The truth becomes clearer when examining flight patterns of aircraft and rockets. Airplanes never fly over the poles except in highly controlled, pre-cleared routes. Commercial jets avoid Antarctica entirely. Military aircraft only cross with permission, escort, and emergency provisions. And rockets — the machines allegedly capable of piercing the vacuum of space — refuse to head south.

It is as though a boundary exists.
One that cannot be crossed.
One that is off-limits, guarded, and quietly protected.

If the Earth is not a sphere but a plane with an outer boundary, this avoidance makes sense. There would be no “South Pole” — only a perimeter, a frontier that cannot be flown beyond because it forms the outer edge of our known world. Any satellite designed to circle above a flat Earth would follow patterns consistent with what we see: east–west loops, angled north–south paths, curved tracks that avoid an unreachable southern region.

This would also explain why Antarctica — the alleged southern pole — is governed by a military-backed treaty forbidding free exploration. It explains why no civilian aircraft fly over it. It explains why rockets curve away before reaching deep south latitudes. And it explains why satellite tracking maps, when viewed carefully, display an unmistakable blank zone at the bottom of the world.

The avoidance is systematic, global, and perfectly coordinated.
It is not random.
It is not accidental.
It is policy.

If satellites truly orbited a globe in all directions, polar passes would be routine. Instead, the poles remain empty — a blind spot in the largest technological network ever created. The missing trajectories speak louder than official statements.
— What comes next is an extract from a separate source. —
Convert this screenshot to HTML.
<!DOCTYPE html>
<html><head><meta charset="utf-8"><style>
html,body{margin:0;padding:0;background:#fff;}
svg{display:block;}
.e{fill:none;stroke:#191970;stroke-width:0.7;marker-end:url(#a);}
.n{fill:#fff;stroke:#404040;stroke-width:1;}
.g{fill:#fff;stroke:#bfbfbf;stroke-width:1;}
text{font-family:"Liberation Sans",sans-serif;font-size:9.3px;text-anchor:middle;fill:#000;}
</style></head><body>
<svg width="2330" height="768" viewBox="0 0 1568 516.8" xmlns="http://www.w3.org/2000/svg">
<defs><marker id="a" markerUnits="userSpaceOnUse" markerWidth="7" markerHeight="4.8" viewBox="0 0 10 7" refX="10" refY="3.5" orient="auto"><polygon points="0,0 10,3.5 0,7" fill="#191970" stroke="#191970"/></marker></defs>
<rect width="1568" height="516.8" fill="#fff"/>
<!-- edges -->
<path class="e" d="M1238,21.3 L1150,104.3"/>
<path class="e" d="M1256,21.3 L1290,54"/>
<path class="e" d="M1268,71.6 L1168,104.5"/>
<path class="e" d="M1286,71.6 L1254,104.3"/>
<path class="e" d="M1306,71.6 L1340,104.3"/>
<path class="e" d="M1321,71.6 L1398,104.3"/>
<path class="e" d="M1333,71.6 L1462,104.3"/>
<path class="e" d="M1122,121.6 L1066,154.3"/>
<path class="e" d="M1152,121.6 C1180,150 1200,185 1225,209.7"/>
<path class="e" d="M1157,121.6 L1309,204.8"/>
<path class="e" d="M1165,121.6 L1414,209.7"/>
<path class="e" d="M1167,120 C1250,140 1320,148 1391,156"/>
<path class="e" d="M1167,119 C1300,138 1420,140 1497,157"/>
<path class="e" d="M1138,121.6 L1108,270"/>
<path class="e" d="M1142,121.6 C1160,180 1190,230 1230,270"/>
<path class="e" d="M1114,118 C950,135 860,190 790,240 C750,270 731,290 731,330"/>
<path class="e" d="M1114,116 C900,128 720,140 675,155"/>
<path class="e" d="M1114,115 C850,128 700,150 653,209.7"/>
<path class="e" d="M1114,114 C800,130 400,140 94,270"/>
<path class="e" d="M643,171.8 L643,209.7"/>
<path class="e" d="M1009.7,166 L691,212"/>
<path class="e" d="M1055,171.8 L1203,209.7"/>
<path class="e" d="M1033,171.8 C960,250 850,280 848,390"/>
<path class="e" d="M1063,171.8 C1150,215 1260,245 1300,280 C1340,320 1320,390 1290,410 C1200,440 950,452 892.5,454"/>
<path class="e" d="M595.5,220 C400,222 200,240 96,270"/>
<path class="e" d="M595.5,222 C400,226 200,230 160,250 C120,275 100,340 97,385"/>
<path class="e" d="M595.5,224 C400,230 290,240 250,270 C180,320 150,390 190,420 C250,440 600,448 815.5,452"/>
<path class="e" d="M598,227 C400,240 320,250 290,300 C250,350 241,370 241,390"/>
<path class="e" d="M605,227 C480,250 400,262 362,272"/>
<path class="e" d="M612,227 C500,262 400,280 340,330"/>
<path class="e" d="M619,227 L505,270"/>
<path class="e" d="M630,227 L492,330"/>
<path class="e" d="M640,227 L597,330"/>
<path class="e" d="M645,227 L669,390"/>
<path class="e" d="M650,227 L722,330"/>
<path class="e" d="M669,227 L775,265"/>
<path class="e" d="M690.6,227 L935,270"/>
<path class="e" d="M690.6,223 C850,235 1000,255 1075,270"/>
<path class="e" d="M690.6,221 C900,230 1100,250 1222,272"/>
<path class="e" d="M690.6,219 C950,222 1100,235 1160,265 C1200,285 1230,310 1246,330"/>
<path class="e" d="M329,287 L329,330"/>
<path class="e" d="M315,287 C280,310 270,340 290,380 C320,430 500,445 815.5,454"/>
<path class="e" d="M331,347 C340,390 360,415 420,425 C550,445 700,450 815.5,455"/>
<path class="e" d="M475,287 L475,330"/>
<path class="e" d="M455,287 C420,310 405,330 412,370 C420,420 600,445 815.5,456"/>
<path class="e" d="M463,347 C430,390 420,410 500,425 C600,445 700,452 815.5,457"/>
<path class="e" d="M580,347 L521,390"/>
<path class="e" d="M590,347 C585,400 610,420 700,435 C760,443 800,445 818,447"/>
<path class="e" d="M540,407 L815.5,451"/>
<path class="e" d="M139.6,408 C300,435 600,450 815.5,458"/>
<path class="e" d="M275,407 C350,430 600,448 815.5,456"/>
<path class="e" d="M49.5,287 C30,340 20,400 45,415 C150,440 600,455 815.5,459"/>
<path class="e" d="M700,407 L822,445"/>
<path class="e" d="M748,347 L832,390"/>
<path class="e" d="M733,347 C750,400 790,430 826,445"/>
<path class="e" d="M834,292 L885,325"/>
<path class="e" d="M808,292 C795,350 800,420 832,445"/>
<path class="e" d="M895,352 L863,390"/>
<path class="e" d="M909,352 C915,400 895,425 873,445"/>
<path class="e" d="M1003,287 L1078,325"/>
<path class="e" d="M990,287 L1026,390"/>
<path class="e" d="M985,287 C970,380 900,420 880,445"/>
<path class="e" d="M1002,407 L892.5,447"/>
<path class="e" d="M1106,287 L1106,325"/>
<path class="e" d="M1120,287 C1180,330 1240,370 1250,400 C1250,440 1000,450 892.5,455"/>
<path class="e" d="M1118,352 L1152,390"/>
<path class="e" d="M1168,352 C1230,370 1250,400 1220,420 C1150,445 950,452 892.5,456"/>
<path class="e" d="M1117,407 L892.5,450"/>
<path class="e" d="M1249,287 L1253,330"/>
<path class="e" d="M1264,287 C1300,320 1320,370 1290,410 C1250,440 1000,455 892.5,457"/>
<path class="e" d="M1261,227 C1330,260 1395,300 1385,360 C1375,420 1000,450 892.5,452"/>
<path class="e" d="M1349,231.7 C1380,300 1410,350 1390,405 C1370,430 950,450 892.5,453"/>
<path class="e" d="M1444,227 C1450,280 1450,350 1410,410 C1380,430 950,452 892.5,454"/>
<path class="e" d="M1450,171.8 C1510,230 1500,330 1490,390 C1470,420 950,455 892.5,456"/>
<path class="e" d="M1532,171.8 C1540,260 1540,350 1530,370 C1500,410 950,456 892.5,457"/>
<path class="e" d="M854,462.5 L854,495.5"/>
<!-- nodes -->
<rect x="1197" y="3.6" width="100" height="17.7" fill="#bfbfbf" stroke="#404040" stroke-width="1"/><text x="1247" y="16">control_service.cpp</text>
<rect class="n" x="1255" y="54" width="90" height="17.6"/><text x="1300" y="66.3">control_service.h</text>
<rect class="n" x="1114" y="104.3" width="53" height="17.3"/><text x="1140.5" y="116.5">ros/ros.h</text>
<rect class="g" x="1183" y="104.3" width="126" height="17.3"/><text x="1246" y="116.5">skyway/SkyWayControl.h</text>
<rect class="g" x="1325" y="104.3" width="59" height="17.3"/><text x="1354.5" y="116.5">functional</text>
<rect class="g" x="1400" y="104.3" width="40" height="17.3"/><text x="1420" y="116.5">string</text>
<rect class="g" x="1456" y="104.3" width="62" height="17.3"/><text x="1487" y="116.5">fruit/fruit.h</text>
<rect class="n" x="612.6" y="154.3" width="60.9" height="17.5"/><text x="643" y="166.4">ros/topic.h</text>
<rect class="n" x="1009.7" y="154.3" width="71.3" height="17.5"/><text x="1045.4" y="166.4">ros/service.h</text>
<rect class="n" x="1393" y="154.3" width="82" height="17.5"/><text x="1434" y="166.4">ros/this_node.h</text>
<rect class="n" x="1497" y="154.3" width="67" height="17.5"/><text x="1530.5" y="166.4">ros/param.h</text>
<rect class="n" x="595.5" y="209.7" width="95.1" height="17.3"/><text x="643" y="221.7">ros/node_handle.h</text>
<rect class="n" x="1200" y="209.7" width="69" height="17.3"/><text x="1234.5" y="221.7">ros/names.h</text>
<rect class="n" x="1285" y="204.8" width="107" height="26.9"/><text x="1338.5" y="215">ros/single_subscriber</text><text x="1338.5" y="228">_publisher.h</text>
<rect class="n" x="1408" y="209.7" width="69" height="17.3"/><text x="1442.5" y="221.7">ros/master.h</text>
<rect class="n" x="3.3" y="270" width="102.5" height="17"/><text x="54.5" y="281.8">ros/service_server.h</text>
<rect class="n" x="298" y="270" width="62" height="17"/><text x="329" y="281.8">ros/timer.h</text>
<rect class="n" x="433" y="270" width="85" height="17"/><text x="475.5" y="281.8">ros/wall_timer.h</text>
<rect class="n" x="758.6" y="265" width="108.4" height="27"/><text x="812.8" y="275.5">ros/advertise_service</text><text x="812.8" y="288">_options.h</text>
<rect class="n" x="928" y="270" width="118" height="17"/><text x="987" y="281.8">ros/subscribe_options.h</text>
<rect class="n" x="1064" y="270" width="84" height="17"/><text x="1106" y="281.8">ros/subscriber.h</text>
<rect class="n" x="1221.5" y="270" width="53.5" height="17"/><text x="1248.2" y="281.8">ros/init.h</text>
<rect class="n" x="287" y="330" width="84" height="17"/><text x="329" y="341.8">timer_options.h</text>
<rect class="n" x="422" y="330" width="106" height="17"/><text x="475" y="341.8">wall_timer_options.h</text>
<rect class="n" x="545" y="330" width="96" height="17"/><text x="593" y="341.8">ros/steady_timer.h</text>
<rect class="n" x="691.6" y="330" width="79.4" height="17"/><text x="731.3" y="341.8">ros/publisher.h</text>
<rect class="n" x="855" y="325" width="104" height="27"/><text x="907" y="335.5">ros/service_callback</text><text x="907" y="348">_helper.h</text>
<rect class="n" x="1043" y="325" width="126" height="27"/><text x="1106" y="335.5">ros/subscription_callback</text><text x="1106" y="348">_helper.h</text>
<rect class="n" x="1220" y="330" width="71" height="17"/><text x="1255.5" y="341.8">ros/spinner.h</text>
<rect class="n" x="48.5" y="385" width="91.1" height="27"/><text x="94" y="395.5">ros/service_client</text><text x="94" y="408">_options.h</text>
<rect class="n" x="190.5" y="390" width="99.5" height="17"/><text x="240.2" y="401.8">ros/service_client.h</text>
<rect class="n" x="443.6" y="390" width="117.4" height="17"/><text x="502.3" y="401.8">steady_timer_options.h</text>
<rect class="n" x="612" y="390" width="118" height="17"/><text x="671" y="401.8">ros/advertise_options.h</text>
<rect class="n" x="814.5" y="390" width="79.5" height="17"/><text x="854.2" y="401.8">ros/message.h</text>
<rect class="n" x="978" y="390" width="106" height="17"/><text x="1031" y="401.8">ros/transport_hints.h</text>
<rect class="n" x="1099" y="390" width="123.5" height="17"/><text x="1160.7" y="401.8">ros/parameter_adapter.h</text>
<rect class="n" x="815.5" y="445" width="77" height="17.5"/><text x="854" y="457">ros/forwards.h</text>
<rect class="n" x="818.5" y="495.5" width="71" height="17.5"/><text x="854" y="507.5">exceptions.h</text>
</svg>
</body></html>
They reveal a secret stitched into the fabric of modern space programs: the world is not what we are told, and the boundaries above Antarctica must not be approached.

Until a satellite is shown passing directly over both poles — openly, consistently, and verifiably — the absence remains an unmistakable sign that something is being hidden at the southern edge of our map.

And perhaps, something far bigger than satellites.